Review

  • Hungarian industrial production in July surprised somewhat on the downside (at 9.0% y/y in July, down from June’s 15.2%) – as did Polish and Czech IP figures. This is in line with the negative surprise on German manufacturing numbers in July. The numbers are not that bad, but clearly show some moderation in manufacturing activity in central and eastern Europe (CEE).

  • Release of the Czech final Q2 GDP came out better than the preliminary numbers showing that the Czech economy expanded by 2.4% y/y (flash estimate was 2.2% y/y) and by 0.9% q/q (flash estimate was 0.8% q/q).

  • The revision of Q2 GDP in the Baltics was minor – in general the new figure confirms that recovery in growth accelerated. As was broadly expected the growth engine was exports, which are expected to contribute positively to GDP growth in the coming quarter as well. Domestic demand remains weak and the positive outcome mainly comes from the positive inventory cycle or restocking.

  • Russian Q1 GDP growth was revised up from 2.9% to 3.1% y/y. The upward revision was expected due to the change in calculation basis. The first estimate for Q2 released in August was 5.2% y/y. Furthermore, Russian weekly CPI was up 0.2% w/w in the first week of September. This shows that year-on-year inflation continues to accelerate. Consumer prices presented no change in September 2009.

  • Fitch affirmed Russia’s credit rating at ‘BBB’ and revised its outlook to positive. 


Preview

  • In line with consensus we expect Czech inflation to rise to 2.0% y/y in August, up from 1.9% y/y in July. Even though Czech inflation could rise above the Czech central bank’s 2% inflation target in the coming months, it will only be temporary and in our view will not trigger a rate hike.
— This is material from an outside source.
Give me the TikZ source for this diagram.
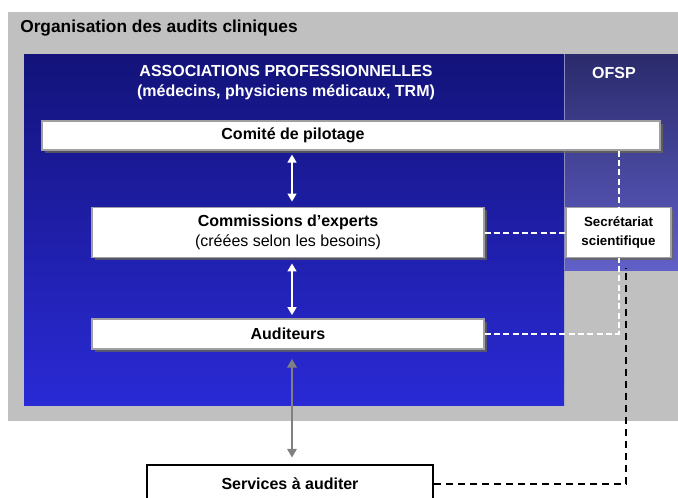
\documentclass[tikz,border=0pt]{standalone}
\usepackage{fontspec}
\setmainfont{Liberation Sans}
\usetikzlibrary{arrows.meta,shadows,calc}

\definecolor{panelgray}{HTML}{C0C0C0}
\definecolor{navytop}{HTML}{13137A}
\definecolor{navybot}{HTML}{2A2AD6}
\definecolor{ofsptop}{HTML}{2A2A6C}
\definecolor{ofspbot}{HTML}{6060C8}
\definecolor{divider}{HTML}{8A8AC0}
\definecolor{arrowgray}{HTML}{808080}
\definecolor{boxedge}{HTML}{A0A0A0}
\definecolor{shadowtone}{HTML}{6A6A50}

\tikzset{
  box/.style={draw=boxedge, fill=white, line width=0.8pt, inner sep=0pt,
    drop shadow={shadow xshift=2pt, shadow yshift=-2pt, opacity=0.7, fill=shadowtone}},
  boxtext/.style={font=\fontsize{12}{15}\selectfont\bfseries, align=center, inner sep=0pt},
  headtext/.style={text=white, font=\fontsize{12}{15}\selectfont\bfseries, align=center, inner sep=0pt},
  whitearrow/.style={white, line width=1.6pt,
    {Triangle[length=6pt,width=6.5pt]}-{Triangle[length=6pt,width=6.5pt]}},
  grayarrow/.style={arrowgray, line width=1.7pt,
    {Triangle[length=6.5pt,width=7pt]}-{Triangle[length=6.5pt,width=7pt]}},
  whitedash/.style={white, line width=1.5pt, dash pattern=on 4.5pt off 2.5pt},
  blackdash/.style={black, line width=1.5pt, dash pattern=on 5.5pt off 3.5pt},
}

\begin{document}
\begin{tikzpicture}[x=0.75pt, y=-0.75pt]
\useasboundingbox (0,0) rectangle (678,497);
\clip (0,0) rectangle (678,497);
\fill[white] (0,0) rectangle (678,497);

% outer frame
\fill[panelgray] (8,12) rectangle (690,421);
\node[anchor=west, inner sep=0pt, font=\fontsize{13}{15}\selectfont\bfseries] (title) at (20,28)
  {Organisation des audits cliniques};

% professional associations area and OFSP column
\shade[top color=navytop, bottom color=navybot] (24,54) rectangle (564,405);
\shade[top color=ofsptop, bottom color=ofspbot] (564,54) rectangle (690,270);
\draw[divider, line width=0.6pt] (564,54) -- (564,270);

\node[headtext] (assoc) at (286,83)
  {ASSOCIATIONS PROFESSIONNELLES\\(médecins, physiciens médicaux, TRM)};
\node[headtext] (ofsp) at (614,73) {OFSP};

% boxes
\node[box, minimum width=463.5pt, minimum height=21.75pt] (comite) at (351,135.5) {};
\node[boxtext] (comitetext) at (293,135) {Comité de pilotage};

\node[box, minimum width=294pt, minimum height=37.5pt, font=\fontsize{12}{15}\selectfont, align=center]
  (commissions) at (288,232.5) {\textbf{Commissions d’experts}\\(créées selon les besoins)};

\node[box, minimum width=294pt, minimum height=22.5pt, font=\fontsize{12}{15}\selectfont\bfseries]
  (auditeurs) at (288,334) {Auditeurs};

\node[box, minimum width=78.75pt, minimum height=37.5pt, align=center,
  font=\fontsize{10}{14}\selectfont\bfseries]
  (secretariat) at (618.5,232.5) {Secrétariat\\scientifique};

\node[draw=black, fill=white, line width=1.2pt, minimum width=214.5pt, minimum height=28.5pt,
  inner sep=0pt, font=\fontsize{12}{15}\selectfont\bfseries]
  (services) at (290,484) {Services à auditer};

% links to the scientific secretariat
\draw[whitedash] (commissions.east) -- (secretariat.west);
\draw[whitedash] (comite.south -| secretariat.north) -- (secretariat.north);
\draw[whitedash] (auditeurs.east) -| (secretariat.south);
\coordinate (secend) at (626,268);
\draw[blackdash] (services.east) -| (secend);

% vertical arrows
\coordinate (ax) at (292,0);
\draw[whitearrow, shorten <=3pt, shorten >=4pt] (comite.south -| ax) -- (commissions.north -| ax);
\draw[whitearrow, shorten <=4pt, shorten >=2.5pt] (commissions.south -| ax) -- (auditeurs.north -| ax);
\draw[grayarrow, shorten <=7pt, shorten >=5pt] (auditeurs.south -| ax) -- (services.north -| ax);
\end{tikzpicture}
\end{document}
  • Given that the recovery of the South African economy is losing steam, global economic slowdown poses further downside risks to the SA economy, inflation is well contained and the strength of rand is excessive. The SA central bank is expected to cut its key policy rate by 50bp to 6% at today’s MPC meeting. 


Trading update

  • Hungarian markets remained under pressure amid higher risk aversion on the back of renewed concerns about eurozone debt problems yesterday. The market is beginning to price in near-term rate hikes in Hungary as the forint continues to weaken especially against the Swiss franc.